I learned more about what I do and don’t want in a relationship. I learned how I want and deserve to be treated (like a princess as my parents would always say). I learned what true honesty and openness looks like in a relationship. I learned what it feels like to have someone who makes you a priority in their life, someone who is willing to make sacrifices for you and who just wants to take care of you and be there for you. I learned what it feels like to want to be all that and more for that same person.
But above all that, I learned what selfless love looks like in a time when I had to be selfish.
You see, I loved this man so much that I seriously considered rearranging all of my plans to stay in Spain and give our relationship a real fighting chance. There were many factors that made me reconsider my original plan to leave Spain, but I’d be lying if I said he wasn’t the biggest one. It was a long and agonizing road to a final decision, but all along the way whether I was feeling like my usual Optimistic Olivia self or more like a Negative Nancy, he was always there encouraging me to do what was best for me… even if that meant leaving Spain.
When I needed to talk about my problems making a decision, he listened. When I needed time to just think on my own, he gave it to me. He voiced his opinions but didn’t try to sway my decision one way or another. And when I realized that I’m still at a point in my life when it’s not only ok but also even necessary sometimes to be a little selfish in order to keep my career moving forward, he comforted me through the feelings of guilt that brought on.
I felt guilty about essentially giving up on us. I felt guilty about breaking his heart. I looked at so many of my American friends who decided to stay in Spain mostly because they found love too, and I felt guilty. Guilty because I couldn’t do the same. Guilty because I was afraid that he would look at those same Americans, see the sacrifices they made and wonder if I just didn’t love him enough to do that. I hope with every ounce of my being that he never thinks that. I did, and honestly still do, love him so very much. I could go on for pages about my love for him, but in the end, I needed to love myself more so I could do what was right for me.
Even though we didn’t get a fairytale ending to our story, I have no regrets for opening up my heart to that relationship. I know that years from now I will look back fondly on the time we spent together, and I will feel exactly what I feel today: a heart so full to the brim with happiness and gratitude for having experienced such a great love and connection with someone. Not everyone is so fortunate to know what that feels like.
P.S. Sorry for no names and limited pictures in this section. My darling doesn’t like putting his business out there online (surprising considering that he dated me), so I gotta respect that, and you just have to take my word for it when I say we were absolutely adorable together.
The only thing missing from my friend’s summary of my time in Spain is the new level of self-confidence I developed and am so proud to have today.
I remember the exact moment when I realized how much I had grown during my time in Spain. It was a few months before I was set to leave, and I was at my spinning class at the gym. I was zoning out a little, trying not to focus on the fact that my legs were about to collapse, and for some odd reason, I had an epiphany: Damn. I’ve been living in Spain for almost two years. I made a life here.

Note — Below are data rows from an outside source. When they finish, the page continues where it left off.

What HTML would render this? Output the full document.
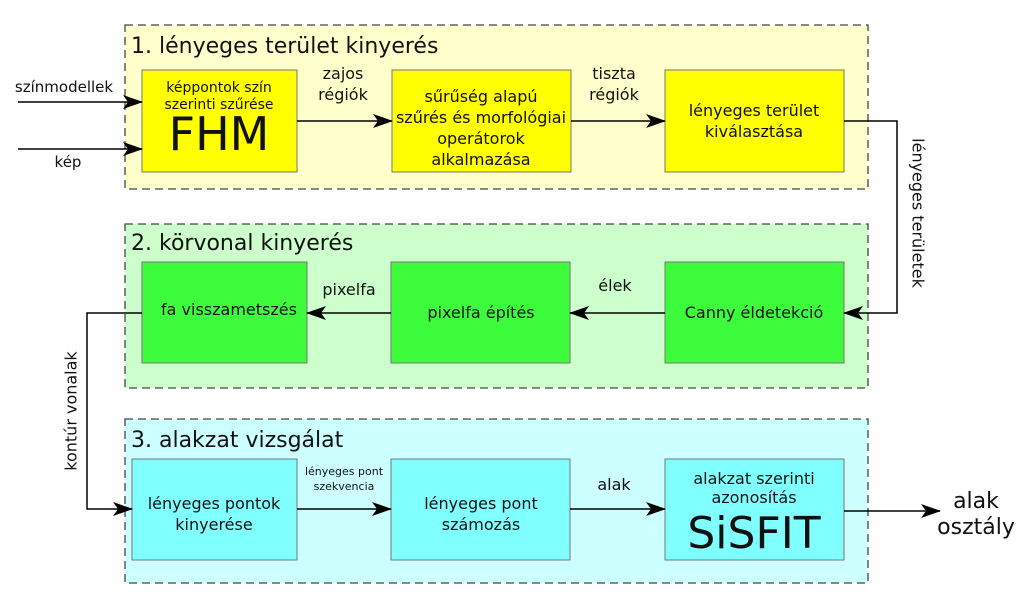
<!DOCTYPE html>
<html><head><meta charset="utf-8"><style>
html,body{margin:0;padding:0;background:#fff;}
svg{display:block;font-family:"DejaVu Sans","Liberation Sans",sans-serif;}
</style></head><body>
<svg width="1024" height="600" viewBox="0 0 1024 600" xmlns="http://www.w3.org/2000/svg">
<defs>
<marker id="a" viewBox="0 0 20 14" refX="19" refY="7" markerWidth="20" markerHeight="14" markerUnits="userSpaceOnUse" orient="auto">
<path d="M0,0 L20,7 L0,14 L5,7 Z" fill="#000"/>
</marker>
</defs>
<rect x="125" y="25" width="743" height="164" fill="#ffffcc" stroke="#444" stroke-width="1.3" stroke-dasharray="8,5"/>
<rect x="125" y="224" width="743" height="164" fill="#ccffcc" stroke="#444" stroke-width="1.3" stroke-dasharray="8,5"/>
<rect x="125" y="419" width="743" height="164" fill="#ccffff" stroke="#444" stroke-width="1.3" stroke-dasharray="8,5"/>
<g font-size="22" fill="#111">
<text x="131" y="53">1. lényeges terület kinyerés</text>
<text x="131" y="250">2. körvonal kinyerés</text>
<text x="131" y="447">3. alakzat vizsgálat</text>
</g>
<g stroke="#777" stroke-width="1">
<rect x="142" y="70" width="155" height="102" fill="#ffff00"/>
<rect x="392" y="70" width="179" height="102" fill="#ffff00"/>
<rect x="665" y="70" width="179" height="102" fill="#ffff00"/>
<rect x="142" y="262" width="165" height="101" fill="#3cfc3c"/>
<rect x="391" y="262" width="179" height="101" fill="#3cfc3c"/>
<rect x="665" y="262" width="179" height="101" fill="#3cfc3c"/>
<rect x="132" y="459" width="165" height="101" fill="#80ffff"/>
<rect x="391" y="459" width="179" height="101" fill="#80ffff"/>
<rect x="665" y="459" width="179" height="101" fill="#80ffff"/>
</g>
<g stroke="#000" stroke-width="1.5" fill="none" marker-end="url(#a)">
<line x1="18" y1="102" x2="142" y2="102"/>
<line x1="18" y1="149" x2="142" y2="149"/>
<line x1="297" y1="121" x2="392" y2="121"/>
<line x1="571" y1="121" x2="665" y2="121"/>
<polyline points="844,121 897,121 897,313 844,313"/>
<line x1="665" y1="313" x2="570" y2="313"/>
<line x1="391" y1="313" x2="307" y2="313"/>
<polyline points="142,313 87,313 87,509 132,509"/>
<line x1="297" y1="509" x2="391" y2="509"/>
<line x1="570" y1="509" x2="665" y2="509"/>
<line x1="844" y1="511" x2="940" y2="511"/>
</g>
<g font-size="16" fill="#111" text-anchor="middle">
<text x="64" y="92" font-size="15">színmodellek</text>
<text x="68" y="167" font-size="15">kép</text>
<text x="219" y="92" font-size="14">képpontok szín</text>
<text x="219" y="109" font-size="14">szerinti szűrése</text>
<text x="219" y="150" font-size="46">FHM</text>
<text x="343" y="79">zajos</text>
<text x="343" y="100">régiók</text>
<text x="481" y="102">sűrűség alapú</text>
<text x="481" y="123">szűrés és morfológiai</text>
<text x="481" y="144">operátorok</text>
<text x="481" y="165">alkalmazása</text>
<text x="614" y="79">tiszta</text>
<text x="614" y="100">régiók</text>
<text x="754" y="116">lényeges terület</text>
<text x="754" y="137">kiválasztása</text>
<text x="917" y="213" transform="rotate(90 917 213)" dominant-baseline="middle">lényeges területek</text>
<text x="754" y="318">Canny éldetekció</text>
<text x="615" y="291">élek</text>
<text x="481" y="318">pixelfa építés</text>
<text x="349" y="295">pixelfa</text>
<text x="229" y="315">fa visszametszés</text>
<text x="72" y="411" transform="rotate(-90 72 411)" dominant-baseline="middle">kontúr vonalak</text>
<text x="214" y="509">lényeges pontok</text>
<text x="214" y="530">kinyerése</text>
<text x="344" y="475" font-size="11">lényeges pont</text>
<text x="344" y="490" font-size="11">szekvencia</text>
<text x="481" y="509">lényeges pont</text>
<text x="481" y="530">számozás</text>
<text x="614" y="490">alak</text>
<text x="754" y="484">alakzat szerinti</text>
<text x="754" y="503">azonosítás</text>
<text x="754" y="548" font-size="44">SiSFIT</text>
<text x="976" y="508" font-size="22">alak</text>
<text x="976" y="534" font-size="22">osztály</text>
</g>
</svg>
</body></html>
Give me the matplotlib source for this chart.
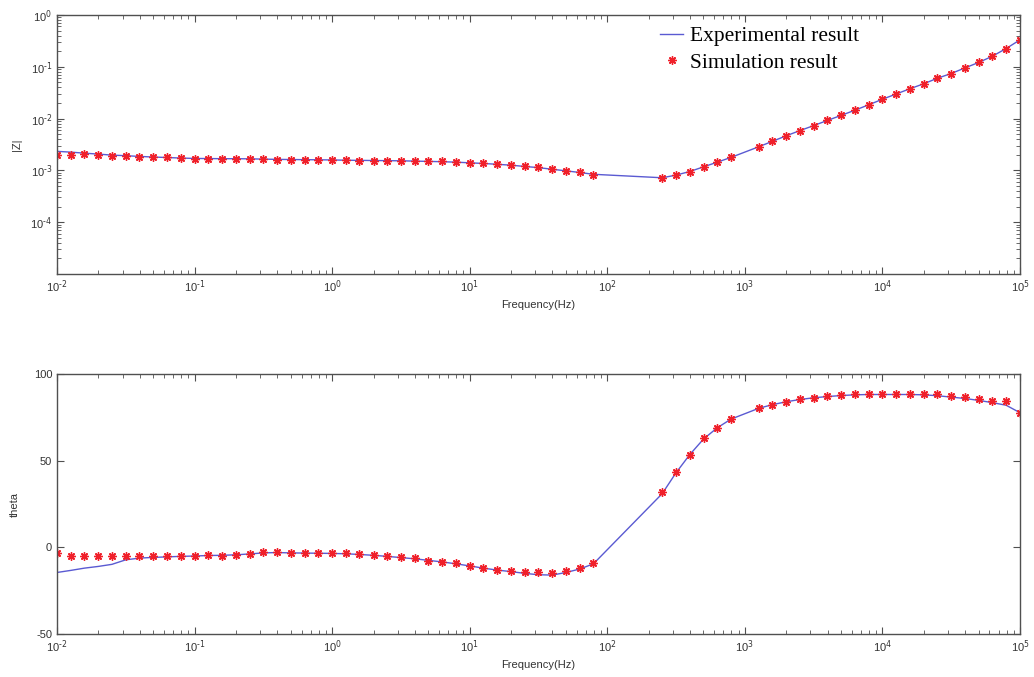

It was a weird moment. It was as if it suddenly dawned upon me all that I had done in the last two years, and I was proud of how this experience had made me a more independent adult. I came to Spain with only a job, and I made a life. I hunted for apartments, negotiated with landlords, set up my phone line and wifi and then fought with the phone company when they tried to rip me off. I went grocery shopping and tried new foods and recipes. I went to work and taught English but usually disciplined the kids in Spanish. I met people, made friends and went out to dinner and the movies with them. I did all these things that seem pretty ordinary and even trivial, but when I think about the fact that I did them in a different country while using a language that I worked so hard to learn, I feel proud. Knowing that I was able to pick up my stuff, move to a new country and live a happy life makes me think I can do anything I set my mind to.
My sense of self-confidence comes not only from feeling more independent, but also from knowing and loving who I am. I’ve always had a healthy dose of love for myself. Between my mom and her sisters, I’ve had strong women in my life instill that in me, but a new, adult Jessica was blossoming in Spain, and I had to get to know her.
I arrived in Spain with unrealistically high standards of what I needed to do and how I needed to act in order to be a “perfect” young woman. Little by little I let go of those ridiculous standards and the pressure they put on me, and just like that I gained my freedom. Freedom to do what I want, when I want and how I want without a care in the world. Don’t get me wrong. I’m not reckless or inconsiderate of others now. That would be the opposite of maturing. But what I have now is the incredibly liberating feeling of being so comfortable in my own skin that I don’t give a damn what people think when I’m being unapologetically me. Love me or leave me, people! I only have room in my life for people who bring me up, not down.
This new attitude of mine also allowed me to grow in so many other aspects of my life. From the little things like the decision to stop chemically straightening my hair and lovingly accept all of its natural, curly, poofy glory to the bigger things like developing my views on spirituality and feminism, I changed for the better in Spain. The seeds of this transformation had been planted long ago, but they were watered and eventually sprouted up in Spain. They were watered by the experiences I had, this new culture I embraced and all the amazing people in my life from Spain to the States.
I don’t claim to have everything in my life figured out. That would be a bold faced lie, but for a 25-year-old, I know I’m in a good place along my life’s journey. I’ve grown so much these last two years, and if I continue to approach life with an open heart and mind, I know I’ll continue to use every experience as an opportunity to learn and grow even more.
I miss Spain A LOT. There’s not a day that goes by that I don’t think about this place that I now refer to as my second home country. They say that time heals all wounds of the heart so that is what I’m waiting for because as of right now, my heart still aches a little for my beloved, España. And when the day comes that I can miraculously go an entire 24 hours or even more without thinking about Spain, that won’t mean that I care any less about that gorgeous country and the remarkable people I met there.
Spain has had such a huge impact on my life ever since the first time I stepped foot there when I was only 15-years-old. That’s just not something that can be easily forgotten, even if I wanted it to be.